I have a polars dataframe with columns a_0, a_1, a_2, b_0, b_1, b_2
. I want to convert it to a longer and thinner dataframe (3 x rows, but just 2 columns a
and b
), so that a
contains a_0[0], a_1[0], a_2[0], a_0[1], a_1[1], a_2[1],...
and the same for b
. How can I do that?
You can use concat_list()
to join the columns you want together and then use explode()

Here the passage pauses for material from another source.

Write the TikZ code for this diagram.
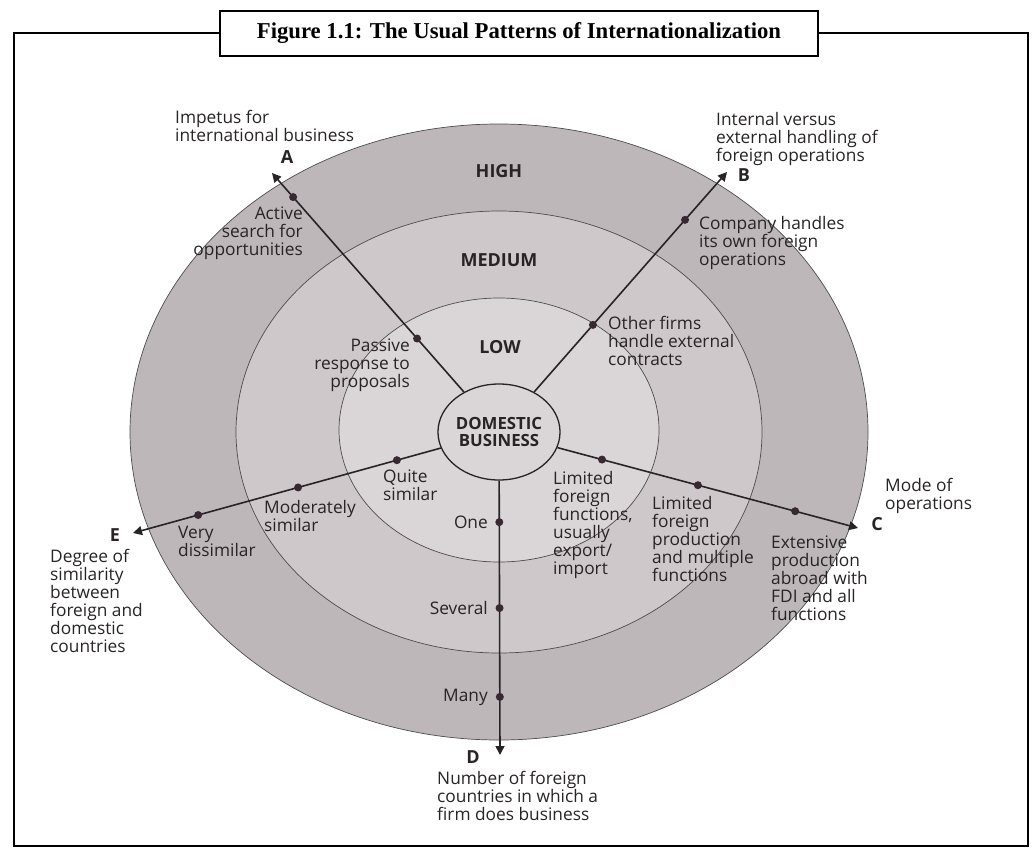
\documentclass[tikz,border=0pt]{standalone}
\usepackage{fontspec}
\setmainfont{Liberation Serif}
\setsansfont{Open Sans}
\usetikzlibrary{shapes.geometric,arrows.meta,calc}

\definecolor{ringhigh}{RGB}{189,183,186}
\definecolor{ringmed}{RGB}{206,200,203}
\definecolor{ringlow}{RGB}{218,213,215}
\definecolor{inkdot}{RGB}{55,40,50}
\definecolor{ink}{RGB}{40,36,38}

\tikzset{
  lbl/.style={font=\sffamily\fontsize{17.3}{18}\selectfont, inner sep=0pt, text=ink},
  lvl/.style={font=\sffamily\bfseries\fontsize{18}{16}\selectfont, inner sep=0pt, text=ink},
  ray/.style={line width=1.6pt, draw=ink, -{Triangle[length=9pt,width=9pt]}},
  dot/.style={circle, fill=inkdot, inner sep=0pt, minimum size=8pt},
  ring/.style={draw=black!70, line width=0.7pt},
}

\begin{document}
\begin{tikzpicture}[x=1pt, y=-1pt]
\useasboundingbox (0,0) rectangle (1032,848);
\draw[line width=2.5pt] (14,33) rectangle (1028,846); % outer frame
\node[draw, line width=2.5pt, fill=white, minimum width=598pt, minimum height=45pt,
  font=\bfseries\fontsize{22.7}{22}\selectfont] (title) at (519,33.5)
  {Figure 1.1: The Usual Patterns of Internationalization};

% the three levels
\path[ring, fill=ringhigh] (499,432) ellipse [x radius=369pt, y radius=308pt];
\path[ring, fill=ringmed] (499,432) ellipse [x radius=263pt, y radius=221pt];
\path[ring, fill=ringlow] (499,430) ellipse [x radius=160pt, y radius=132pt];
\node[lvl] (high) at (499,171) {HIGH};
\node[lvl] (medium) at (499,260) {MEDIUM};
\node[lvl] (low) at (500,347) {LOW};

\node[ellipse, draw=ink, line width=1.3pt, fill=ringlow, minimum width=114pt, minimum height=96pt,
  lvl, font=\sffamily\bfseries\fontsize{16.8}{17.5}\selectfont, align=center] (dom) at (499,432) {DOMESTIC\\BUSINESS};

% arrow ends
\coordinate (tipA) at (272,173);
\coordinate (tipB) at (727,172);
\coordinate (tipC) at (858,528);
\coordinate (tipD) at (500,755);
\coordinate (tipE) at (133,533);
\foreach \t in {A,B,C,D,E}
  \draw[ray] (dom) -- (tip\t);

% stages on each ray
\node[dot] (passive) at ($(dom.center)!0.361!(tipA)$) {};
\node[dot] (active) at ($(dom.center)!0.907!(tipA)$) {};
\node[dot] (other) at ($(dom.center)!0.412!(tipB)$) {};
\node[dot] (own) at ($(dom.center)!0.816!(tipB)$) {};
\node[dot] (limfun) at ($(dom.center)!0.287!(tipC)$) {};
\node[dot] (limprod) at ($(dom.center)!0.554!(tipC)$) {};
\node[dot] (extens) at ($(dom.center)!0.825!(tipC)$) {};
\node[dot] (one) at ($(dom.center)!0.279!(tipD)$) {};
\node[dot] (several) at ($(dom.center)!0.545!(tipD)$) {};
\node[dot] (many) at ($(dom.center)!0.820!(tipD)$) {};
\node[dot] (quite) at ($(dom.center)!0.279!(tipE)$) {};
\node[dot] (moder) at ($(dom.center)!0.549!(tipE)$) {};
\node[dot] (verydis) at ($(dom.center)!0.822!(tipE)$) {};

% axis letters and captions
\node[lvl] (lblA) at (287,157) {A};
\node[lvl] (lblB) at (744,175) {B};
\node[lvl] (lblC) at (877,524) {C};
\node[lvl] (lblD) at (473,757) {D};
\node[lvl] (lblE) at (115,535) {E};
\node[lbl, anchor=north west, align=left] (impetus) at (175,110) {Impetus for\\international business};
\node[lbl, anchor=north west, align=left] (internal) at (716,112) {Internal versus\\external handling of\\foreign operations};
\node[lbl, anchor=north west, align=left] (mode) at (885,478) {Mode of\\operations};
\node[lbl, anchor=north west, align=left] (number) at (437,771) {Number of foreign\\countries in which a\\firm does business};
\node[lbl, anchor=north west, align=left] (degree) at (50,549) {Degree of\\similarity\\between\\foreign and\\domestic\\countries};

% stage texts
\node[lbl, anchor=north east, align=right] at (303,207) {Active\\search for\\opportunities};
\node[lbl, anchor=north east, align=right] at (410,339) {Passive\\response to\\proposals};
\node[lbl, anchor=north west, align=left] at (699,216) {Company handles\\its own foreign\\operations};
\node[lbl, anchor=north west, align=left] at (608,316) {Other firms\\handle external\\contracts};
\node[lbl, anchor=north west, align=left] at (553,471) {Limited\\foreign\\functions,\\usually\\export/\\import};
\node[lbl, anchor=north west, align=left] at (652,496) {Limited\\foreign\\production\\and multiple\\functions};
\node[lbl, anchor=north west, align=left] at (771,536) {Extensive\\production\\abroad with\\FDI and all\\functions};
\node[lbl, anchor=east] at (488,522) {One};
\node[lbl, anchor=east] at (488,608) {Several};
\node[lbl, anchor=east] at (488,697) {Many};
\node[lbl, anchor=north west, align=left] at (383,470) {Quite\\similar};
\node[lbl, anchor=north west, align=left] at (264,500) {Moderately\\similar};
\node[lbl, anchor=north west, align=left] at (178,526) {Very\\dissimilar};
\end{tikzpicture}
\end{document}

to convert them into rows.
Let's take simple data frame as an example:
df = pl.DataFrame(
data=[[x for x in range(6)]],
schema=[f"a_{i}" for i in range(3)] + [f"b_{i}" for i in range(3)]
)
┌─────┬─────┬─────┬─────┬─────┬─────┐
│ a_0 ┆ a_1 ┆ a_2 ┆ b_0 ┆ b_1 ┆ b_2 │
│ --- ┆ --- ┆ --- ┆ --- ┆ --- ┆ --- │
│ i64 ┆ i64 ┆ i64 ┆ i64 ┆ i64 ┆ i64 │
╞═════╪═════╪═════╪═════╪═════╪═════╡
│ 0 ┆ 1 ┆ 2 ┆ 3 ┆ 4 ┆ 5 │
└─────┴─────┴─────┴─────┴─────┴─────┘
Now, you can reshape it. First, concat the columns into lists and rename the columns for the final result:
import polars.selectors as cs
df.select(
pl.concat_list(cs.starts_with(x)).alias(x) for x in ['a','b']
)
┌───────────┬───────────┐
│ a ┆ b │
│ --- ┆ --- │
│ list[i64] ┆ list[i64] │
╞═══════════╪═══════════╡
│ [0, 1, 2] ┆ [3, 4, 5] │
└───────────┴───────────┘
No, explode lists into rows:
df.select(
pl.concat_list(cs.starts_with(x)).alias(x) for x in ['a','b']
).explode(pl.all())
┌─────┬─────┐
│ a ┆ b │
│ --- ┆ --- │
│ i64 ┆ i64 │
╞═════╪═════╡
│ 0 ┆ 3 │
│ 1 ┆ 4 │
│ 2 ┆ 5 │
└─────┴─────┘